Why couldn't the US prosecute Musa Ali Daqduq?
News of the arrest and transfer to the US of Suleiman Abu Ghaith, Osama bin Laden's son-in-law and former spokesman, exposes a critical inconsistency in the Obama administration's handling of terrorists who are in custody. The US will prosecute Abu Ghaith for terrorist activities in federal court.
But if the US can transport Abu Ghaith onto US soil and prosecute him for terrorist activities, why couldn't the Obama administration do the same with Musa Ali Daqduq, the senior Hezbollah commander who was captured in Iraq in 2007? The US Department of Justice had planned to prosecute Daqduq and the FBI was building a case against him.
Daqduq was directly implicated in the kidnapping and murder of seven US soldiers in Karbala in January 2007. He was in US custody up until December 2011, just before the US withdrew from Iraq. Although the administration argued that it had to turn over Daqduq to Iraqi custody upon withdrawal, Daqduq was not an Iraqi citizen.
The FBI was actively seeking to prosecute Daqduq, but a political fight broke out between Republicans and the Obama administration as to how Daqduq should be handled. The Obama administration refused to transfer Daqduq to Guantanamo Bay for a military trial, while members of Congress said they would block administration attempts to transfer Daqduq to the US for a trial in federal court.
He was transferred to Iraqi custody and subsequently released in November 2012.
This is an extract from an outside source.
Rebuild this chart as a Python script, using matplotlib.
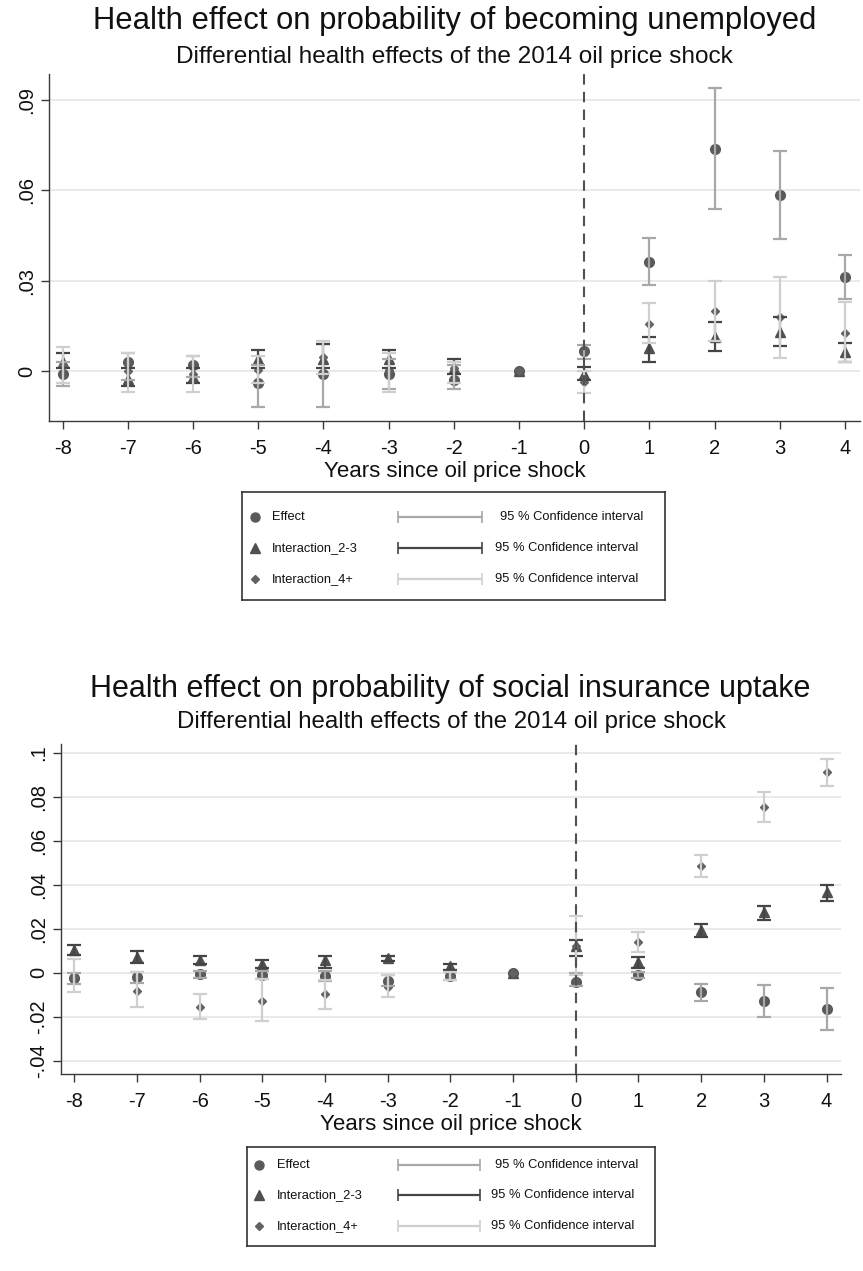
import numpy as np
import matplotlib
matplotlib.use("Agg")
import matplotlib.pyplot as plt
from matplotlib.ticker import FuncFormatter

plt.rcParams['font.family'] = ['Liberation Sans', 'DejaVu Sans']
plt.rcParams['axes.unicode_minus'] = False

years = [-8, -7, -6, -5, -4, -3, -2, -1, 0, 1, 2, 3, 4]

# probability of becoming unemployed
eff_u = [-0.001, 0.003, 0.002, -0.004, -0.001, -0.001, -0.003, 0.0, 0.0066, 0.0363, 0.0739, 0.0585, 0.0311]
eff_u_lo = [-0.005, -0.003, -0.002, -0.012, -0.012, -0.006, -0.006, 0.0, 0.004, 0.0286, 0.054, 0.044, 0.0241]
eff_u_hi = [0.003, 0.006, 0.005, 0.002, 0.009, 0.004, 0.002, 0.0, 0.0086, 0.0443, 0.0939, 0.0732, 0.0385]
i23_u = [0.003, -0.0025, -0.002, 0.004, 0.004, 0.004, 0.001, 0.0, -0.001, 0.0075, 0.0114, 0.0131, 0.0064]
i23_u_lo = [0.001, -0.005, -0.004, 0.001, 0.001, 0.001, -0.001, 0.0, -0.003, 0.0031, 0.0066, 0.0084, 0.0029]
i23_u_hi = [0.006, 0.001, 0.001, 0.007, 0.009, 0.007, 0.004, 0.0, 0.0014, 0.0114, 0.0164, 0.018, 0.0094]
i4_u = [0.002, 0.0, -0.001, 0.0003, 0.0046, 0.0005, 0.001, 0.0, -0.0035, 0.0156, 0.020, 0.0178, 0.0127]
i4_u_lo = [-0.004, -0.007, -0.007, -0.004, -0.001, -0.007, -0.004, 0.0, -0.0072, 0.0093, 0.010, 0.0044, 0.003]
i4_u_hi = [0.008, 0.006, 0.005, 0.005, 0.010, 0.006, 0.003, 0.0, 0.0, 0.0225, 0.0299, 0.0313, 0.023]

# probability of social insurance uptake
eff_s = [-0.0024, -0.002, -0.0006, -0.0009, -0.0014, -0.0035, -0.0014, 0.0, -0.004, -0.0009, -0.0088, -0.0126, -0.0166]
eff_s_lo = [-0.005, -0.0047, -0.0024, -0.0027, -0.0035, -0.006, -0.0032, 0.0, -0.0062, -0.0024, -0.0126, -0.020, -0.026]
eff_s_hi = [0.0, 0.0003, 0.001, 0.0006, 0.0008, -0.0009, 0.0004, 0.0, 0.0, 0.0003, -0.005, -0.0055, -0.007]
i23_s = [0.0102, 0.0072, 0.0056, 0.0041, 0.0056, 0.0067, 0.0029, 0.0, 0.012, 0.0049, 0.0196, 0.0276, 0.0367]
i23_s_lo = [0.0082, 0.0044, 0.0041, 0.0021, 0.0021, 0.0052, 0.0014, 0.0, 0.0075, 0.0021, 0.0163, 0.0239, 0.0326]
i23_s_hi = [0.0125, 0.0097, 0.0075, 0.0059, 0.0075, 0.0078, 0.004, 0.0, 0.0151, 0.0072, 0.0224, 0.0303, 0.0398]
i4_s = [-0.0017, -0.0081, -0.0154, -0.0126, -0.0097, -0.0065, -0.0014, 0.0, 0.0123, 0.014, 0.0486, 0.0752, 0.0912]
i4_s_lo = [-0.0088, -0.0157, -0.0212, -0.0218, -0.0163, -0.0108, -0.0032, 0.0, -0.001, 0.0094, 0.0436, 0.0684, 0.0851]
i4_s_hi = [0.0064, 0.0003, -0.0096, -0.0029, -0.0032, -0.0009, 0.0004, 0.0, 0.0257, 0.0186, 0.0535, 0.0821, 0.097]

labels = ["Effect", "Interaction_2-3", "Interaction_4+"]
markers = ["o", "^", "D"]
msizes = [7, 7, 4.5]
mcolors = ["#5a5a5a", "#505050", "#626262"]
cicolors = ["#a8a8a8", "#454545", "#cfcfcf"]


def stata_fmt(v, pos):
    if abs(v) < 1e-9:
        return "0"
    s = ("%g" % round(v, 4))
    return s.replace("0.", ".")


def panel(fig, rect, series, yticks, ylim):
    ax = fig.add_axes(rect)
    x = np.array(years)
    for k, (val, lo, hi) in enumerate(series):
        val = np.array(val)
        ax.plot(x, val, ls="none", marker=markers[k], ms=msizes[k],
                color=mcolors[k], mec=mcolors[k], zorder=3)
    for k, (val, lo, hi) in enumerate(series):
        val, lo, hi = np.array(val), np.array(lo), np.array(hi)
        m = hi > lo
        ax.errorbar(x[m], val[m], yerr=[val[m] - lo[m], hi[m] - val[m]],
                    fmt="none", ecolor=cicolors[k], elinewidth=1.6,
                    capsize=5, capthick=1.6, zorder=4)
    ax.axvline(0, color="#505050", lw=1.5, ls=(0, (5, 3.5)), zorder=5)
    ax.set_xlim(-8.21, 4.23)
    ax.set_ylim(*ylim)
    ax.set_xticks(years)
    ax.set_yticks(yticks)
    ax.yaxis.set_major_formatter(FuncFormatter(stata_fmt))
    ax.grid(axis="y", color="#e6e6e6", lw=1.2, zorder=0)
    ax.set_axisbelow(True)
    for s in ["top", "right"]:
        ax.spines[s].set_visible(False)
    for s in ["left", "bottom"]:
        ax.spines[s].set_color("#3a3a3a")
        ax.spines[s].set_linewidth(1.0)
    ax.tick_params(axis="both", labelsize=14.5, colors="#3a3a3a",
                   labelcolor="#111111", length=6, width=1.0, direction="out")
    ax.tick_params(axis="x", pad=7)
    for t in ax.get_yticklabels():
        t.set_rotation(90)
        t.set_va("center")
    ax.set_xlabel("Years since oil price shock", fontsize=16, color="#111111", labelpad=2)
    return ax


def legend_box(fig, rect, rows_y, mx, lx, cx0, cx1, tx):
    lg = fig.add_axes(rect)
    lg.set_xlim(0, 1)
    lg.set_ylim(0, 1)
    lg.set_xticks([])
    lg.set_yticks([])
    for s in lg.spines.values():
        s.set_color("#333333")
        s.set_linewidth(1.2)
    for k in range(3):
        y = rows_y[k]
        lg.plot([mx], [y], marker=markers[k], ms=msizes[k] - 0.5, color=mcolors[k], ls="none")
        lg.text(lx, y, labels[k], fontsize=9.3, va="center", color="#111111")
        lg.errorbar([(cx0 + cx1) / 2], [y], xerr=[[(cx1 - cx0) / 2]], fmt="none",
                    ecolor=cicolors[k], elinewidth=1.6, capsize=4, capthick=1.2)
        lg.text(tx[k], y, "95 % Confidence interval", fontsize=9.3, va="center", color="#111111")


W, H = 863, 1271
fig = plt.figure(figsize=(W / 100, H / 100), dpi=100)

# top panel
fig.text(455 / W, 1 - 21 / H, "Health effect on probability of becoming unemployed",
         ha="center", va="center", fontsize=22.3, color="#111111")
fig.text(454 / W, 1 - 57 / H, "Differential health effects of the 2014 oil price shock",
         ha="center", va="center", fontsize=17.6, color="#111111")
panel(fig, [49 / W, 1 - 421 / H, 811 / W, 347 / H],
      [(eff_u, eff_u_lo, eff_u_hi), (i23_u, i23_u_lo, i23_u_hi), (i4_u, i4_u_lo, i4_u_hi)],
      [0, 0.03, 0.06, 0.09], (-0.0166, 0.0987))
legend_box(fig, [242 / W, 1 - 600 / H, 423 / W, 108 / H], [0.769, 0.481, 0.194],
           0.031, 0.071, 0.369, 0.567, [0.61, 0.598, 0.598])

# bottom panel
fig.text(450 / W, 1 - 689 / H, "Health effect on probability of social insurance uptake",
         ha="center", va="center", fontsize=22, color="#111111")
fig.text(451 / W, 1 - 722 / H, "Differential health effects of the 2014 oil price shock",
         ha="center", va="center", fontsize=17.3, color="#111111")
panel(fig, [61 / W, 1 - 1074 / H, 780 / W, 330 / H],
      [(eff_s, eff_s_lo, eff_s_hi), (i23_s, i23_s_lo, i23_s_hi), (i4_s, i4_s_lo, i4_s_hi)],
      [-0.04, -0.02, 0, 0.02, 0.04, 0.06, 0.08, 0.1], (-0.046, 0.104))
legend_box(fig, [247 / W, 1 - 1246 / H, 408 / W, 99 / H], [0.818, 0.515, 0.202],
           0.029, 0.074, 0.37, 0.571, [0.608, 0.598, 0.598])

fig.savefig("out.png", dpi=100)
The release of Daqduq is a major counterterrorism failure for the Obama administration. He has since returned to Lebanon, where he is now back in business with Hezbollah.
We here at The Long War Journal are extremely curious to know why Abu Ghaith can be transferred to the US and tried in a civilian court, but the same couldn't happen for Daqduq, who was actually in US military custody.